## Stated exercise
Retype, please, the listing from its opening line through the line that contains "import * as", both included, without the pictures.

Source records:
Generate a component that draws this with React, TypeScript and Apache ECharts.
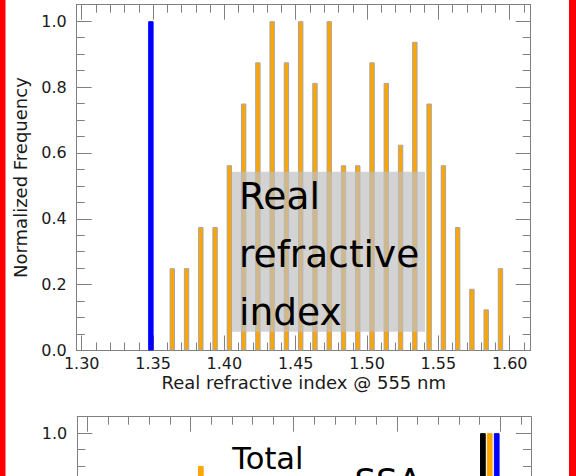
import React, { useEffect, useRef } from "react";
import * as echarts from "echarts";

// Upper panel: real refractive index histogram
const rriMajorTicks = [1.3, 1.35, 1.4, 1.45, 1.5, 1.55, 1.6];
const rriBinX = [
  1.3635, 1.3735, 1.3835, 1.3935, 1.4035, 1.4135, 1.4235, 1.4335, 1.4435, 1.4535, 1.4635, 1.4735,
  1.4835, 1.4935, 1.5035, 1.5135, 1.5235, 1.5335, 1.5435, 1.5535, 1.5635, 1.5735, 1.5835, 1.5935,
];
const rriFreq = [
  0.25, 0.25, 0.375, 0.375, 0.5625, 0.75, 0.875, 1.0, 0.875, 1.0, 0.8125, 1.0,
  0.5625, 0.5625, 0.875, 0.8125, 0.625, 0.9375, 0.75, 0.5625, 0.375, 0.1875, 0.125, 0.25,
];
const rriRefX = [1.3485];
const rriRefFreq = [1.0];

// Lower panel: total single scattering albedo histogram (only its top is in view)
const ssaMajorTicks = [0.8, 0.85, 0.9, 0.95, 1.0];
const ssaOrangeX = [0.855, 0.9949];
const ssaOrangeFreq = [0.9, 1.0];
const ssaBlackX = [0.9916];
const ssaBlackFreq = [1.0];
const ssaBlueX = [0.9983];
const ssaBlueFreq = [1.0];

const freqMajorTicks = [0, 0.2, 0.4, 0.6, 0.8, 1.0];
const rriFreqLabels = [0, 0.2, 0.4, 0.6, 0.8, 1.0];
const ssaFreqLabels = [1.0];

const FRAME = "#808080";
const TXT = "#1a1a1a";
const FONT = "DejaVu Sans";
const ORANGE = "#ffa500";
const EDGE = "#a6a6a6";

const VIEW_W = 576;
const VIEW_H = 476;
const CANVAS_H = 800;

function minorTicks(start: number, end: number, step: number, majors: number[]) {
  const out: number[] = [];
  const n = Math.round((end - start) / step);
  for (let i = 0; i <= n; i++) {
    const v = +(start + i * step).toFixed(4);
    if (!majors.some((m) => Math.abs(m - v) < 1e-9)) out.push(v);
  }
  return out;
}

const lineStyle = { color: FRAME, width: 1 };

function xAxes(
  gridIndex: number,
  min: number,
  max: number,
  majors: number[],
  minors: number[],
  name?: string
) {
  const base = { type: "value", gridIndex, min, max, splitLine: { show: false } };
  return [
    {
      ...base,
      position: "bottom",
      axisLine: { show: true, onZero: false, lineStyle },
      axisTick: { show: true, inside: true, length: 15, customValues: majors, lineStyle },
      axisLabel: name
        ? {
            show: true,
            customValues: majors,
            formatter: (v: number) => v.toFixed(2),
            margin: 5,
            color: TXT,
            fontFamily: FONT,
            fontSize: 16,
          }
        : { show: false },
      name: name,
      nameLocation: "middle",
      nameGap: 23,
      nameTextStyle: { color: TXT, fontFamily: FONT, fontSize: 18 },
    },
    {
      ...base,
      position: "bottom",
      axisLine: { show: false, onZero: false },
      axisTick: { show: true, inside: true, length: 8, customValues: minors, lineStyle },
      axisLabel: { show: false },
    },
    {
      ...base,
      position: "top",
      axisLine: { show: true, onZero: false, lineStyle },
      axisTick: { show: true, inside: true, length: 15, customValues: majors, lineStyle },
      axisLabel: { show: false },
    },
    {
      ...base,
      position: "top",
      axisLine: { show: false, onZero: false },
      axisTick: { show: true, inside: true, length: 8, customValues: minors, lineStyle },
      axisLabel: { show: false },
    },
  ];
}

function yAxes(gridIndex: number, majors: number[], minors: number[], labels: number[], name?: string) {
  const base = { type: "value", gridIndex, min: 0, max: 1.05, splitLine: { show: false } };
  return [
    {
      ...base,
      position: "left",
      axisLine: { show: true, onZero: false, lineStyle },
      axisTick: { show: true, inside: true, length: 15, customValues: majors, lineStyle },
      axisLabel: {
        show: true,
        customValues: labels,
        formatter: (v: number) => v.toFixed(1),
        margin: 10,
        color: TXT,
        fontFamily: FONT,
        fontSize: 16,
      },
      name,
      nameLocation: "middle",
      nameGap: 47,
      nameTextStyle: { color: TXT, fontFamily: FONT, fontSize: 18 },
    },
    {
      ...base,
      position: "left",
      axisLine: { show: false, onZero: false },
      axisTick: { show: true, inside: true, length: 8, customValues: minors, lineStyle },
      axisLabel: { show: false },
    },
    {
      ...base,
      position: "right",
      axisLine: { show: true, onZero: false, lineStyle },
      axisTick: { show: true, inside: true, length: 15, customValues: majors, lineStyle },
      axisLabel: { show: false },
    },
    {
      ...base,
      position: "right",
      axisLine: { show: false, onZero: false },
      axisTick: { show: true, inside: true, length: 8, customValues: minors, lineStyle },
      axisLabel: { show: false },
    },
  ];
}

function barSeries(
  name: string,
  axisIndex: number,
  xs: number[],
  ys: number[],
  color: string,
  edge: string,
  width: number
) {
  return {
    type: "bar",
    name,
    xAxisIndex: axisIndex,
    yAxisIndex: axisIndex,
    data: xs.map((x, i) => [x, ys[i]]),
    barWidth: width,
    barGap: "-100%",
    itemStyle: { color, borderColor: edge, borderWidth: 1 },
    emphasis: { disabled: true },
  };
}

export default function App() {
  const ref = useRef<HTMLDivElement>(null);

  useEffect(() => {
    if (!ref.current) return;
    const chart = echarts.init(ref.current, undefined, { renderer: "svg" });

    const freqMinor = minorTicks(0, 1.0, 0.05, freqMajorTicks);
    const rriMinor = minorTicks(1.3, 1.61, 0.01, rriMajorTicks);
    const ssaMinor = minorTicks(0.8, 1.01, 0.01, ssaMajorTicks);

    const textStyle = (size: number) => ({
      fontFamily: FONT,
      fontSize: size,
      fill: "#000",
      verticalAlign: "middle",
    });

    chart.setOption({
      animation: false,
      backgroundColor: "#ffffff",
      grid: [
        { left: 76.7, top: 4.7, width: 454, height: 345.8 },
        { left: 77.3, top: 416.7, width: 453.7, height: 345.3 },
      ],
      xAxis: [
        ...xAxes(0, 1.2965, 1.6147, rriMajorTicks, rriMinor, "Real refractive index @ 555 nm"),
        ...xAxes(1, 0.7952, 1.0149, ssaMajorTicks, ssaMinor),
      ],
      yAxis: [
        ...yAxes(0, freqMajorTicks, freqMinor, rriFreqLabels, "Normalized Frequency"),
        ...yAxes(1, freqMajorTicks, freqMinor, ssaFreqLabels),
      ],
      series: [
        barSeries("Retrieved", 0, rriBinX, rriFreq, ORANGE, EDGE, 5.4),
        barSeries("Reference", 0, rriRefX, rriRefFreq, "#0000ff", "#0000ff", 5.4),
        barSeries("Retrieved", 4, ssaOrangeX, ssaOrangeFreq, ORANGE, ORANGE, 5.7),
        barSeries("Black", 4, ssaBlackX, ssaBlackFreq, "#000000", "#000000", 5.7),
        barSeries("Reference", 4, ssaBlueX, ssaBlueFreq, "#0000ff", "#0000ff", 5.7),
      ],
      graphic: [
        { type: "rect", z: 100, shape: { x: 0, y: 0, width: 5.5, height: CANVAS_H }, style: { fill: "#ff0000" } },
        { type: "rect", z: 100, shape: { x: 569, y: 0, width: 7, height: CANVAS_H }, style: { fill: "#ff0000" } },
        {
          type: "rect",
          z: 50,
          shape: { x: 232, y: 171.7, width: 193, height: 160 },
          style: { fill: "#c0c0c0", opacity: 0.7 },
        },
        { type: "text", z: 51, x: 239, y: 196.4, style: { text: "Real", ...textStyle(37.5) } },
        { type: "text", z: 51, x: 239, y: 254.4, style: { text: "refractive", ...textStyle(37.5) } },
        { type: "text", z: 51, x: 239, y: 312.4, style: { text: "index", ...textStyle(37.5) } },
        { type: "text", z: 51, x: 232.3, y: 458.2, style: { text: "Total", ...textStyle(30.5) } },
        { type: "text", z: 51, x: 354.4, y: 481.3, style: { text: "SSA", ...textStyle(34) } },
      ],
    });

    return () => chart.dispose();
  }, []);

  return (
    <div
      style={{
        position: "fixed",
        left: 0,
        top: 0,
        width: VIEW_W,
        height: VIEW_H,
        overflow: "hidden",
        background: "#fff",
      }}
    >
      <div ref={ref} style={{ width: VIEW_W, height: CANVAS_H }} />
    </div>
  );
}
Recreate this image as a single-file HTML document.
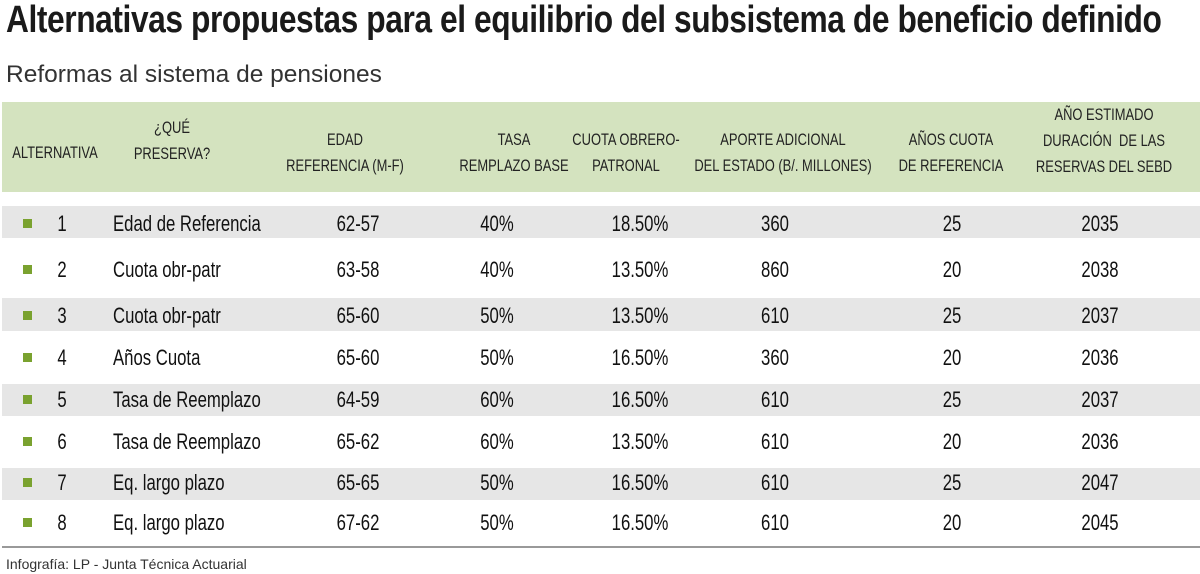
<!DOCTYPE html>
<html><head><meta charset="utf-8"><style>
body{margin:0;width:1200px;height:574px;background:#fff;position:relative;overflow:hidden;font-family:"Liberation Sans",sans-serif;color:#1a1a1a}
.a{position:absolute;white-space:nowrap}
.t{left:6px;top:-1px;font-size:38px;font-weight:bold;letter-spacing:-0.5px;transform:scaleX(.835);transform-origin:0 0}
.s{left:6px;top:61px;font-size:24.5px;color:#333}
.hd{left:2px;top:102px;width:1198px;height:90px;background:#d4e3bf}
.h{font-size:17px;text-align:center;line-height:26px;transform:translateX(-50%) scaleX(.76);transform-origin:50% 0;color:#222}
.band{left:2px;width:1198px;background:#e6e6e6}
.sq{width:9px;height:9px;background:#7aa22f}
.c{font-size:22px;transform:translate(-50%,-50%) scaleX(.76);transform-origin:50% 50%;color:#111}
.l{font-size:22px;transform:translateY(-50%) scaleX(.76);transform-origin:0 50%;color:#111}
</style></head><body>
<div class="a t">Alternativas propuestas para el equilibrio del subsistema de beneficio definido</div>
<div class="a s">Reformas al sistema de pensiones</div>
<div class="a hd"></div>
<div class="a h" style="left:55px;top:140px">ALTERNATIVA</div>
<div class="a h" style="left:172px;top:115px">¿QUÉ<br>PRESERVA?</div>
<div class="a h" style="left:345px;top:127px">EDAD<br>REFERENCIA (M-F)</div>
<div class="a h" style="left:514px;top:127px">TASA<br>REMPLAZO BASE</div>
<div class="a h" style="left:626px;top:127px">CUOTA OBRERO-<br>PATRONAL</div>
<div class="a h" style="left:783px;top:127px">APORTE ADICIONAL<br>DEL ESTADO (B/. MILLONES)</div>
<div class="a h" style="left:951px;top:127px">AÑOS CUOTA<br>DE REFERENCIA</div>
<div class="a h" style="left:1104px;top:102px">AÑO ESTIMADO<br>DURACIÓN&nbsp; DE LAS<br>RESERVAS DEL SEBD</div>
<div class="a band" style="top:206px;height:32px"></div>
<div class="a band" style="top:298px;height:33px"></div>
<div class="a band" style="top:384px;height:32px"></div>
<div class="a band" style="top:468px;height:32px"></div>
<div class="a" style="left:2px;top:546px;width:1198px;height:2px;background:#999"></div>
<div id="rows"></div>
<div class="a" style="left:6px;top:556px;font-size:14px;color:#333">Infografía: LP - Junta Técnica Actuarial</div>
<script>
var d=[[224,1,"Edad de Referencia","62-57","40%","18.50%",360,25,2035],
[270,2,"Cuota obr-patr","63-58","40%","13.50%",860,20,2038],
[316,3,"Cuota obr-patr","65-60","50%","13.50%",610,25,2037],
[358,4,"Años Cuota","65-60","50%","16.50%",360,20,2036],
[400,5,"Tasa de Reemplazo","64-59","60%","16.50%",610,25,2037],
[442,6,"Tasa de Reemplazo","65-62","60%","13.50%",610,20,2036],
[483,7,"Eq. largo plazo","65-65","50%","16.50%",610,25,2047],
[523,8,"Eq. largo plazo","67-62","50%","16.50%",610,20,2045]];
var xs=[62,null,358,497,640,775,952,1100],h="";
d.forEach(function(r){var y=r[0];
h+='<div class="a sq" style="left:23px;top:'+(y-5)+'px"></div>';
h+='<div class="a l" style="left:113px;top:'+y+'px">'+r[2]+'</div>';
[1,3,4,5,6,7,8].forEach(function(i){var x=xs[i-1];h+='<div class="a c" style="left:'+x+'px;top:'+y+'px">'+r[i]+'</div>';});});
document.getElementById("rows").innerHTML=h;
</script>
</body></html>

## Full answer
Generate a component that draws this with React, TypeScript and Apache ECharts.
import React, { useEffect, useRef } from "react";
import * as echarts from "echarts";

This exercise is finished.